• **EXERCISE DESCRIPTION**
List every line below containing "seaborn".

• **DATA EXTRACT**
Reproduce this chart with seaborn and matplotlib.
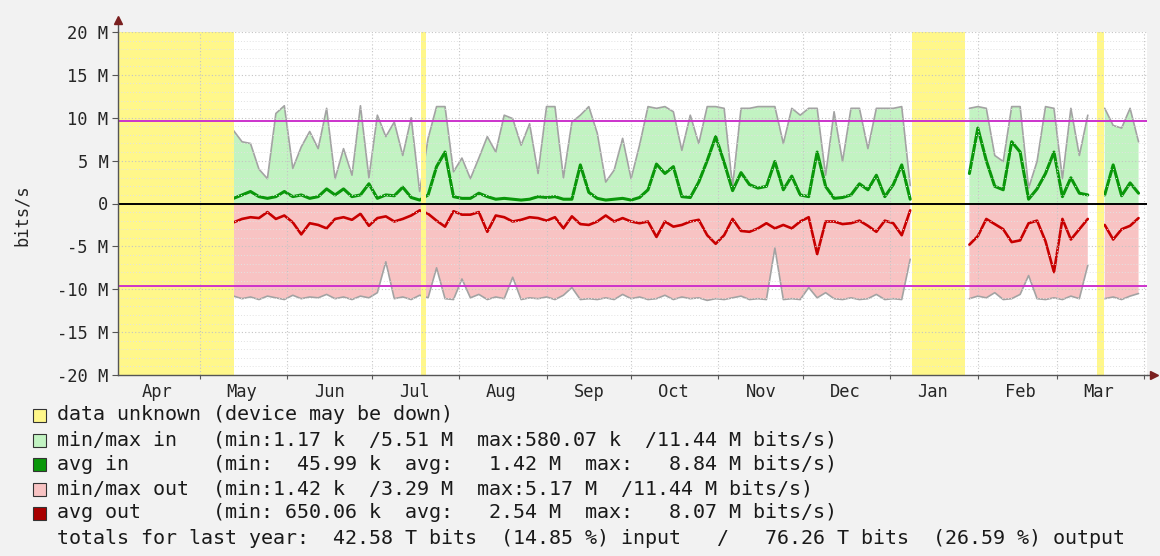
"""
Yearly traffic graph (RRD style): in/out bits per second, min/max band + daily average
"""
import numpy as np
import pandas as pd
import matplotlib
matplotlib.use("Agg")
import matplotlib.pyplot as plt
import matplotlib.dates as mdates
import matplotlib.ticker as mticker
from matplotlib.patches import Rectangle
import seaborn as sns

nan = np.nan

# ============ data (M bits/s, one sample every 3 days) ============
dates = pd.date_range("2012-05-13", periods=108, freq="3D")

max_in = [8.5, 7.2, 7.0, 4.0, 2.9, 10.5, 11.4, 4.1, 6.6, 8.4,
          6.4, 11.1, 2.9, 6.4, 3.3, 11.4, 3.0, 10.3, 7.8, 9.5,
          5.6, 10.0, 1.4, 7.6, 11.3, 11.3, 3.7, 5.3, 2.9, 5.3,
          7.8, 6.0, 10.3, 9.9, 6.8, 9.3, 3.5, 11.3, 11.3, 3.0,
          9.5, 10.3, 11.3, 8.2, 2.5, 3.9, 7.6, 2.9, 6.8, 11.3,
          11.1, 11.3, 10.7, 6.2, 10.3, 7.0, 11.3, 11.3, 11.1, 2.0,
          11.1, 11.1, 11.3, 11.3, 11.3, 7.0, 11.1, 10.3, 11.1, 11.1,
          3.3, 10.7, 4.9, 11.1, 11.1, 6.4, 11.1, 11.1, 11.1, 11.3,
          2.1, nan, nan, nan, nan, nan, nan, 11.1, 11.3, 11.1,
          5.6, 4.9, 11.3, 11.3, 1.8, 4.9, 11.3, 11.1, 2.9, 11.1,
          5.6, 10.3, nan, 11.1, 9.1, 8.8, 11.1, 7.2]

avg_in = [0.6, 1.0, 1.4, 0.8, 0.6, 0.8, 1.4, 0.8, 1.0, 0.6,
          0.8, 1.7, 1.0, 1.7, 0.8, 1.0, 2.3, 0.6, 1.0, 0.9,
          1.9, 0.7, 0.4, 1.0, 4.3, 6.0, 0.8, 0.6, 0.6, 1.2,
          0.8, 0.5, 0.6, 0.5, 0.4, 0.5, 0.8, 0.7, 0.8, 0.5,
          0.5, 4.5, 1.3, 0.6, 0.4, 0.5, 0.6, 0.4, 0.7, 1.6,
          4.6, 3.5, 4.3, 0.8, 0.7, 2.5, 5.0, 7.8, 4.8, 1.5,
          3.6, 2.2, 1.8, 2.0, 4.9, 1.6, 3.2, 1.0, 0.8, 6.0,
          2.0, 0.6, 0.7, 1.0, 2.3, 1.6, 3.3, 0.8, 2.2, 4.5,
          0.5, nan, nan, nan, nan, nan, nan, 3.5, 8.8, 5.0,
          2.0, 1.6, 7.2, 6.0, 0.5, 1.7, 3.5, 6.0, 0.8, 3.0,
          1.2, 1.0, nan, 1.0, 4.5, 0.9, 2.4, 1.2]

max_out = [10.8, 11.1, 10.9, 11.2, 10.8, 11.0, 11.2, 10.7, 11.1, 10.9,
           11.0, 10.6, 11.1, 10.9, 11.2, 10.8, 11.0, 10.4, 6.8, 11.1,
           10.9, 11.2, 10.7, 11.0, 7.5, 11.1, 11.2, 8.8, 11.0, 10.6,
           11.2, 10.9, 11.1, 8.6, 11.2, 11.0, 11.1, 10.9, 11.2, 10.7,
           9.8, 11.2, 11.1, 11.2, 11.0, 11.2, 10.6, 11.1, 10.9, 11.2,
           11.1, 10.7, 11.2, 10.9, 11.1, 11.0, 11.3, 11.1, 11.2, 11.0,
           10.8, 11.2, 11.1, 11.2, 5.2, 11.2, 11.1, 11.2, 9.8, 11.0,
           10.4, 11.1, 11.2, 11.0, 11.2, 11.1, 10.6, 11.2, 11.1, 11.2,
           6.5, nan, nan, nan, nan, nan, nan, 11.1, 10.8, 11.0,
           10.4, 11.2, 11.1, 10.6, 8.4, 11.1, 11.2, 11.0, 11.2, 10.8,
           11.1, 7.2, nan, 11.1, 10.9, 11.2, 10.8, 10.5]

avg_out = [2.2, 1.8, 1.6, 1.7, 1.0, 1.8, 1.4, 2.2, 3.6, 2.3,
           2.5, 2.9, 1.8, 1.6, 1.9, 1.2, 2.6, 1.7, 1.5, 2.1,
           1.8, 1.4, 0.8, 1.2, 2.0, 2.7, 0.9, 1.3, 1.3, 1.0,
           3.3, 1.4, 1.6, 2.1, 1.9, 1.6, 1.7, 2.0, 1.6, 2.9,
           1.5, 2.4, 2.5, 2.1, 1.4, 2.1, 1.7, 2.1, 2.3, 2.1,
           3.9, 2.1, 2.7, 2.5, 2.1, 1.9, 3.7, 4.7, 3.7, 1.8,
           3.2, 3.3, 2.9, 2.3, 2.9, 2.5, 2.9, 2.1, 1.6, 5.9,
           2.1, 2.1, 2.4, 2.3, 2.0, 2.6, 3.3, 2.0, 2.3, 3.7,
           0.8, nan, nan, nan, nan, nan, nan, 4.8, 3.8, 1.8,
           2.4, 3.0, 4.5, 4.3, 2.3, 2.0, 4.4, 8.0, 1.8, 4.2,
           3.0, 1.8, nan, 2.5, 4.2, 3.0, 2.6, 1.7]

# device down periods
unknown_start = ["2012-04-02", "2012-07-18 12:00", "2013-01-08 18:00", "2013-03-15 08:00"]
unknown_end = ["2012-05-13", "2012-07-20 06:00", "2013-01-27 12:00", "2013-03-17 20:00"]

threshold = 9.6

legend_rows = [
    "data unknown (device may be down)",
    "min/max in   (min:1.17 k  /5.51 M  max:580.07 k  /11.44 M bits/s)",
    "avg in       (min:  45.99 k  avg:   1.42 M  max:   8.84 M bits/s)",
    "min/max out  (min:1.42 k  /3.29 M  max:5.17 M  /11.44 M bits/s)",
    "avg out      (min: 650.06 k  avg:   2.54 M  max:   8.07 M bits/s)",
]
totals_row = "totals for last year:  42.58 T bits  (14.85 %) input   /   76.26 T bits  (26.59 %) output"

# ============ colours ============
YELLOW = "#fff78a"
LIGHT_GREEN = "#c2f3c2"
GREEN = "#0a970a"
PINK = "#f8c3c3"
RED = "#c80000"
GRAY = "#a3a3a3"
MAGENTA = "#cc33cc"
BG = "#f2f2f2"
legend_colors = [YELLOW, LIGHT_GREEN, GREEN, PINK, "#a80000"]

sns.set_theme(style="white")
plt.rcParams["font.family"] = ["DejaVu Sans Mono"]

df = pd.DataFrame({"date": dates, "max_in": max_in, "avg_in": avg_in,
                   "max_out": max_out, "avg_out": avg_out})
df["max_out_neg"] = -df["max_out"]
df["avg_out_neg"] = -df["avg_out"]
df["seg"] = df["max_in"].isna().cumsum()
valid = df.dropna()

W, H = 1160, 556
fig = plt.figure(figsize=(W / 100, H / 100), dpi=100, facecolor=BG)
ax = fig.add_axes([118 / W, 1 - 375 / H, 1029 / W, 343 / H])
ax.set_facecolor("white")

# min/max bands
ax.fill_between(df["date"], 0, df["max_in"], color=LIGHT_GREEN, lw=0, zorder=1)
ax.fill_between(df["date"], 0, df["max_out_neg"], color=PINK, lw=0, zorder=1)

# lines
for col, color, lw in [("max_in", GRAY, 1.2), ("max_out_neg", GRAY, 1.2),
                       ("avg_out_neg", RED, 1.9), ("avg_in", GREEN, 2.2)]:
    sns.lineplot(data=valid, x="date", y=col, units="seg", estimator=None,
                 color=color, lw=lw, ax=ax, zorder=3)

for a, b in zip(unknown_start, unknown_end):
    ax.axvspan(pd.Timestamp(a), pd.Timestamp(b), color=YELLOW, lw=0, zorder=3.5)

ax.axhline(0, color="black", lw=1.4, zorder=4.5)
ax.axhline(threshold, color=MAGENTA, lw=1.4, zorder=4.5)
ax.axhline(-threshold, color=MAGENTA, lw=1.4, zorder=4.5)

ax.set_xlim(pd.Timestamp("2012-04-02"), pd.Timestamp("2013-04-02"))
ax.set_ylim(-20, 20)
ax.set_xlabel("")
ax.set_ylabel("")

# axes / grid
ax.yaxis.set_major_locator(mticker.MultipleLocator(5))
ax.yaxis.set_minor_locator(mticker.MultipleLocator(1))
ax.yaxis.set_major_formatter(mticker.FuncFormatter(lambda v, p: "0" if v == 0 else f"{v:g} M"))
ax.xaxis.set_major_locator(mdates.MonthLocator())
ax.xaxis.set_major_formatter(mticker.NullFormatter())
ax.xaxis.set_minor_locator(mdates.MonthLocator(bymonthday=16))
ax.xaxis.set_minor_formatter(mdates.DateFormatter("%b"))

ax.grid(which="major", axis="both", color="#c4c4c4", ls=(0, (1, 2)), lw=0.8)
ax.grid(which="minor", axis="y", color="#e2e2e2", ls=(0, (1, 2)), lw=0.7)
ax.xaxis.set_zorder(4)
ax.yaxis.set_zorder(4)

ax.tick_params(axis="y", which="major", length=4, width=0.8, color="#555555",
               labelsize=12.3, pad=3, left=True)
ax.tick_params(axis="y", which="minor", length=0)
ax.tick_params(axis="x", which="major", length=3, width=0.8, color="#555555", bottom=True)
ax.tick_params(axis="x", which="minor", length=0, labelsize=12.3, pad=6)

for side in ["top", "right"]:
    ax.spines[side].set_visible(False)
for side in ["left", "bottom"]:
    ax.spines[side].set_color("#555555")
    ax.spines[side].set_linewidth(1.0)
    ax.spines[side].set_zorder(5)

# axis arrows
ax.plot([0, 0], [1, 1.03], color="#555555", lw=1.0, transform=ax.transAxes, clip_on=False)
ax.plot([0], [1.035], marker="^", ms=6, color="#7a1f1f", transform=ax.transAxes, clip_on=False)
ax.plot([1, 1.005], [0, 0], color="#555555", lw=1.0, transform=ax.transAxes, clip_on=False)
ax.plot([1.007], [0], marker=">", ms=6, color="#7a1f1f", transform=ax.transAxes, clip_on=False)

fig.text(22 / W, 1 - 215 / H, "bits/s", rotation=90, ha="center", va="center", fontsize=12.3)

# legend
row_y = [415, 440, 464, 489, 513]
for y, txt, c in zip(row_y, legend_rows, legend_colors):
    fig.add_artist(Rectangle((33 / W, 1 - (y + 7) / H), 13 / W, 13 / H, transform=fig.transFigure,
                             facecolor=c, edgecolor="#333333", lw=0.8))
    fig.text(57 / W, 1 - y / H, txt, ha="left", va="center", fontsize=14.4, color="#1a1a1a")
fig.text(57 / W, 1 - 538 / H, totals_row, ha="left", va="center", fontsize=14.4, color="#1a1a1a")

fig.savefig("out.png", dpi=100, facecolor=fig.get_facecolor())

• **SOLUTION FOR THIS TASK**
Reproduce this chart with seaborn and matplotlib.
import seaborn as sns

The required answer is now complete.